What are the positive aspects of the current gay scene? Even though the number of clubs has diminished, everyone has a choice of different kind of activities that they’d like to do. You can go to a bar that’s exclusively not vanilla, like a denim dance bar like the Heretic, where you put on jeans and a T-shirt and go dance. Or you can dress up like [Studio] 54 and go to Jungle. Or you can just relax and go to any other number of bars, and it’s conversational and all that. The bar scene, although it’s smaller, is very diverse.
 
Why do straight people attend gay bars?
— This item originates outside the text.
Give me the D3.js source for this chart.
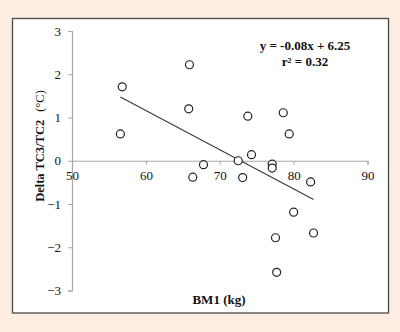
<!DOCTYPE html>
<html>
<head>
<meta charset="utf-8">
<script src="https://cdn.jsdelivr.net/npm/d3@7"></script>
<style>
  html, body { margin: 0; padding: 0; background: #fdece1; }
  svg { display: block; }
  text { font-family: "Liberation Serif", "Times New Roman", serif; fill: #111; }
</style>
</head>
<body>
<svg id="chart" width="400" height="332"></svg>
<script>
// BM1 body mass (kg) against change in core temperature TC3/TC2 (°C)
const bm1 = [56.8, 56.55, 65.9, 65.8, 73.8, 78.6, 79.4, 74.3, 72.5, 77.1, 77.1, 66.35, 67.8, 73.1, 82.3, 80.0, 82.7, 77.55, 77.7];
const deltaTC = [1.71, 0.62, 2.22, 1.20, 1.03, 1.11, 0.62, 0.14, 0.0, -0.08, -0.17, -0.38, -0.09, -0.39, -0.49, -1.19, -1.67, -1.78, -2.58];
const xTicks = [50, 60, 70, 80, 90];
const yTicks = [-3, -2, -1, 0, 1, 2, 3];
const equationLines = ["y = -0.08x + 6.25", "r\u00B2 = 0.32"];

const serif = '"Liberation Serif", "Times New Roman", serif';
const svg = d3.select("#chart");

// white plot panel with dark frame
svg.append("rect")
  .attr("x", 12.5).attr("y", 18.5)
  .attr("width", 376).attr("height", 294.5)
  .attr("fill", "#ffffff")
  .attr("stroke", "#4a4a4a")
  .attr("stroke-width", 1.3);

const x = d3.scaleLinear().domain([50, 90]).range([72, 367.5]);
const y = d3.scaleLinear().domain([-3, 3]).range([290.5, 31]);

const axisColor = "#a8a8a8";

// y axis on the left edge
const gy = svg.append("g")
  .attr("transform", `translate(${x(50)},0)`)
  .call(d3.axisLeft(y).tickValues(yTicks).tickSize(4).tickPadding(7).tickFormat(d3.format("d")));

// x axis crossing at y = 0
const gx = svg.append("g")
  .attr("transform", `translate(0,${y(0)})`)
  .call(d3.axisBottom(x).tickValues(xTicks).tickSize(4).tickPadding(6).tickFormat(d3.format("d")));

[gx, gy].forEach(g => {
  g.attr("font-family", serif).attr("font-size", 13);
  g.select(".domain").attr("stroke", axisColor).attr("stroke-width", 1.2);
  g.selectAll(".tick line").attr("stroke", axisColor).attr("stroke-width", 1);
  g.selectAll(".tick text")
    .style("font-family", serif)
    .style("font-size", "13px")
    .attr("fill", "#222");
});

// least-squares trend line across the observed BM1 range
const n = bm1.length;
const mx = d3.mean(bm1), my = d3.mean(deltaTC);
let sxy = 0, sxx = 0;
for (let i = 0; i < n; i++) {
  sxy += (bm1[i] - mx) * (deltaTC[i] - my);
  sxx += (bm1[i] - mx) * (bm1[i] - mx);
}
const slope = sxy / sxx, intercept = my - slope * mx;
const [x0, x1] = d3.extent(bm1);
svg.append("line")
  .attr("x1", x(x0)).attr("y1", y(intercept + slope * x0))
  .attr("x2", x(x1)).attr("y2", y(intercept + slope * x1))
  .attr("stroke", "#3a3a3a")
  .attr("stroke-width", 1.1);

// observations
svg.append("g").selectAll("circle")
  .data(bm1.map((v, i) => [v, deltaTC[i]]))
  .join("circle")
  .attr("cx", d => x(d[0]))
  .attr("cy", d => y(d[1]))
  .attr("r", 4)
  .attr("fill", "#ffffff")
  .attr("stroke", "#222")
  .attr("stroke-width", 1.2);

// regression equation
svg.append("g").selectAll("text")
  .data(equationLines)
  .join("text")
  .attr("x", 305)
  .attr("y", (d, i) => 50 + i * 15.5)
  .attr("text-anchor", "middle")
  .style("font-size", "13px")
  .style("font-weight", "bold")
  .text(d => d);

// axis titles
svg.append("text")
  .attr("x", 219).attr("y", 304)
  .attr("text-anchor", "middle")
  .style("font-size", "13px")
  .style("font-weight", "bold")
  .text("BM1 (kg)");

const yTitle = svg.append("text")
  .attr("transform", "translate(44,146) rotate(-90)")
  .attr("text-anchor", "middle")
  .style("font-size", "12.5px");
yTitle.append("tspan").style("font-weight", "bold").text("Delta TC3/TC2");
yTitle.append("tspan").attr("dx", 8).text("(\u00B0C)");
</script>
</body>
</html>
Part of it is the entertainment value, but when I talk to a lot of straight guys that come to the bar, and I’m asking them why they’re there, they’re saying, “Because there’s no competition from other men for the straight women that are here.” It’s become de rigueur entertainment if you’re in a bridal party or if you want a crazy weekend to go to the gay bar and watch the drag show, and you relax, not being in your normal milieu. I would say the influx of straight people has been a pretty big phenomenon in gay bars. It’s not that they’re the majority or anything like that, but their presence is very noticeable, and it’s friendly. And I think that’s also a residue of liberation, is that not only are gay people liberated to act who they are, but people who are not gay are liberated to accept them or not accept them as they please, and not worry about what anyone else has to think about it.
 
What is the appeal of gay clubs to straight women? There are three stages that straight women go through when they come to a gay bar. The first one is when they come to the door, they say, “I’m looking forward to coming here because I know no one will hit on me.” And then they come into the bar and they have a couple of cocktails and they get a little peeved because they say, “Nobody’s hitting on me.” Then they start watching the drag show, which was the entertainment hook that brought them into the bar in the first place, and after they watch it for a while, their ego comes into it and they start saying, “Well, I’m more of a woman than she is,” and we always have to tell them, “Well, you are a woman; she’s not.” They experience more self-esteem when they’re in a gay bar, for some strange reason.
 
What do you think the future will hold for the gay scene? I think people will become more independent-minded. The sense of community will never go away, but the sense of community will be lessened, and I think it’s that way in our culture in general. All you have to do is follow politics, and follow shock-jock radio, and how we’re polarized against each other so much. Not only does that go on—let’s say gay and straight or all the politicians that talk incessantly about homosexuality taking over and all that “them versus us” versus sort of thing—that also goes on within the gay community. There’s racism in the gay community, there’s bigotry, there’s alienation from each other, ageism, all of those things. So I have a kind of negative feeling in the sense that as we become more independent from each other that it lessens the sense of community; I think there will always be a presence of community in the gay world. I think it’s lessening.
 
What trends do you hope gay clubs will embrace in the future? The thing that I hear people talk about the most that they would like to see are clubs that are complexes that have all different sorts of things going on. I think that’s the future for gay clubs, clubs that are complexes and can offer different kinds of entertainment. Because [gay clubs] go through cycles where they’ll do all karaoke and people get tired of that and they go to other clubs, so then they’ll do drag, and I think clubs get tired of chasing down a fad, and the future would probably be for clubs that offer a lot of different activities, like a community center, which I guess is how they started.